Особенно христианская мораль удобна, по-видимому, для людей желчных, завистливых, мстительных, честолюбивых и злобных, то есть людей с несчастным характером. Они всегда найдут в евангельской морали основания и предлоги, чтобы дать волю взрывам своего темперамента. Они видят, что Библия все это освящает, что у святых это получает почетное наименование "рвения", и они убеждены, что это может сделать их угодными богу. Что может быть удобнее для честолюбивого обманщика, чем найти в "священном" писании разрешение нарушать свои обязательства и нападать на государства нечестивых соседей? Что может быть приятнее для богослова, ревнивого к своему противнику или сопернику, чем объявить его еретиком? Что может быть выгоднее для набожного мужчины или женщины, чем иметь возможность вредить врагам и поносить их злословием и клеветой, оправдывая это священным словом "рвение"? Если набожность имеет свои неприятные стороны, то она дает и наслаждение: она часто дает возможность верующему свято вонзить кинжал в сердце врага.
Вообще служители религии очень легко приспособляются к страстям и порокам верующих. Ввиду извлекаемых отсюда выгод они проявляют снисходительность к самым вредным наклонностям, которые они называют "слабостями" и объявляют следствиями "немощности человеческой". Духовенство все прощает тому, кто обнаруживает глубокую набожность.
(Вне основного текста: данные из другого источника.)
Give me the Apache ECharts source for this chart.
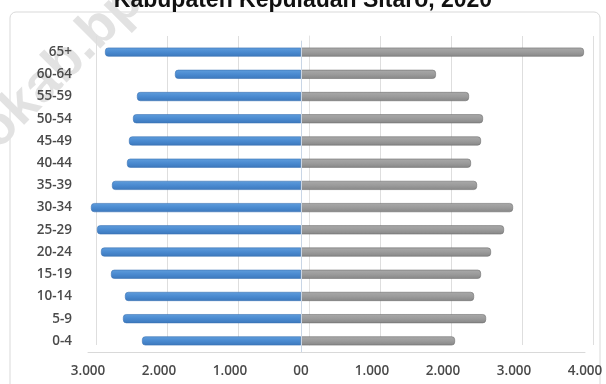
<!DOCTYPE html>
<html>
<head>
<meta charset="utf-8">
<script src="https://cdn.jsdelivr.net/npm/echarts@6/dist/echarts.min.js"></script>
<style>
  html, body { margin: 0; padding: 0; background: #fff; }
  #chart { width: 606px; height: 384px; }
</style>
</head>
<body>
<div id="chart"></div>
<script>
// Age groups, oldest at the top
const ageGroups = ['65+', '60-64', '55-59', '50-54', '45-49', '40-44', '35-39',
                   '30-34', '25-29', '20-24', '15-19', '10-14', '5-9', '0-4'];
// Left side (blue), population per age group
const leftValues = [2760, 1775, 2310, 2366, 2423, 2451, 2662,
                    2958, 2873, 2817, 2676, 2479, 2507, 2239];
// Right side (grey), population per age group
const rightValues = [3985, 1900, 2366, 2563, 2535, 2394, 2479,
                     2986, 2859, 2676, 2535, 2437, 2606, 2169];
// Tick labels along the value axis
const tickValues = [-3000, -2000, -1000, 0, 1000, 2000, 3000, 4000];
const tickLabels = ['3.000', '2.000', '1.000', '00', '1.000', '2.000', '3.000', '4.000'];

const labelFont = { fontFamily: 'Open Sans', fontSize: 13.5, color: '#4a4a4a', fontWeight: 600 };

const chart = echarts.init(document.getElementById('chart'), null, { renderer: 'canvas' });

chart.setOption({
  animation: false,
  backgroundColor: '#ffffff',
  title: {
    text: 'Kabupaten Kepulauan Sitaro, 2020',
    left: 'center',
    top: -16,
    textStyle: { fontFamily: 'Liberation Sans', fontWeight: 'bold', fontSize: 23, color: '#111' }
  },
  graphic: [
    {
      type: 'rect', z: -10,
      shape: { x: 10, y: 12, width: 590, height: 400, r: 6 },
      style: { fill: 'none', stroke: '#d9d9d9', lineWidth: 1 }
    },
    {
      type: 'text', z: -5,
      x: -74, y: 240, rotation: Math.PI * 0.25,
      style: {
        text: 'sitarokab.bps.go.id',
        fontFamily: 'Liberation Sans', fontWeight: 'bold', fontSize: 54,
        fill: '#e2e2e2', verticalAlign: 'bottom', align: 'left'
      }
    }
  ],
  grid: [
    // front plane: bars and labels
    { left: 88, right: 21, top: 41, bottom: 32 },
    // back wall: gridlines
    { left: 96, right: 13, top: 36, bottom: 39 }
  ],
  xAxis: [
    {
      gridIndex: 0, type: 'value', min: -3000, max: 4000, interval: 1000,
      axisLine: { show: true, lineStyle: { color: '#d9d9d9' } },
      axisTick: { show: false },
      splitLine: { show: false },
      axisLabel: {
        ...labelFont, margin: 12,
        formatter: v => tickLabels[tickValues.indexOf(Math.round(v))]
      }
    },
    {
      gridIndex: 1, type: 'value', min: -3000, max: 4000, interval: 1000,
      axisLine: { show: false }, axisTick: { show: false }, axisLabel: { show: false },
      splitLine: { show: true, lineStyle: { color: '#dedede', width: 1 } }
    }
  ],
  yAxis: [
    {
      gridIndex: 0, type: 'category', data: ageGroups, inverse: true,
      axisLine: { show: true, lineStyle: { color: '#d9d9d9' } },
      axisTick: { show: false },
      axisLabel: { ...labelFont, margin: 16 }
    },
    {
      gridIndex: 1, type: 'category', data: ageGroups, inverse: true,
      axisLine: { show: true, lineStyle: { color: '#e3e3e3' } },
      axisTick: { show: false }, axisLabel: { show: false }
    }
  ],
  series: [
    {
      type: 'bar', xAxisIndex: 0, yAxisIndex: 0,
      data: leftValues.map(v => -v),
      barWidth: 9, barGap: '-100%',
      itemStyle: {
        color: new echarts.graphic.LinearGradient(0, 0, 0, 1, [
          { offset: 0, color: '#5f9ddc' },
          { offset: 0.5, color: '#4a8ad0' },
          { offset: 1, color: '#3c78bc' }
        ]),
        borderColor: '#3a72b3', borderWidth: 0.6, borderRadius: [3, 0, 0, 3]
      }
    },
    {
      type: 'bar', xAxisIndex: 0, yAxisIndex: 0,
      data: rightValues,
      barWidth: 9, barGap: '-100%',
      itemStyle: {
        color: new echarts.graphic.LinearGradient(0, 0, 0, 1, [
          { offset: 0, color: '#a9a9a9' },
          { offset: 0.5, color: '#9b9b9b' },
          { offset: 1, color: '#878787' }
        ]),
        borderColor: '#6e6e6e', borderWidth: 0.6, borderRadius: [0, 3, 3, 0]
      }
    },
    {
      // zero line between the two sides
      type: 'line', xAxisIndex: 0, yAxisIndex: 0, data: [],
      markLine: {
        silent: true, symbol: 'none', label: { show: false },
        lineStyle: { color: '#c9d6e6', type: 'solid', width: 1 },
        data: [{ xAxis: 0 }]
      }
    }
  ]
});
</script>
</body>
</html>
Что еще требуется, чтобы оценить мораль, дающую стольким людям возможность удовлетворять свои самые порочные наклонности и дать простор - с соизволения самого божества - своим дурным настроениям, прирожденным и благоприобретенным? Отнимите у желчного святоши мораль, позволяющую ему удовлетворять свой мрачный и злобный нрав, и он перестанет быть святым. Он будет играть в обществе роль просто гнусного и презренного человека. Он станет тогда предметом жалости или ненависти. Он и сам будет стыдиться своей злобы и бесполезности.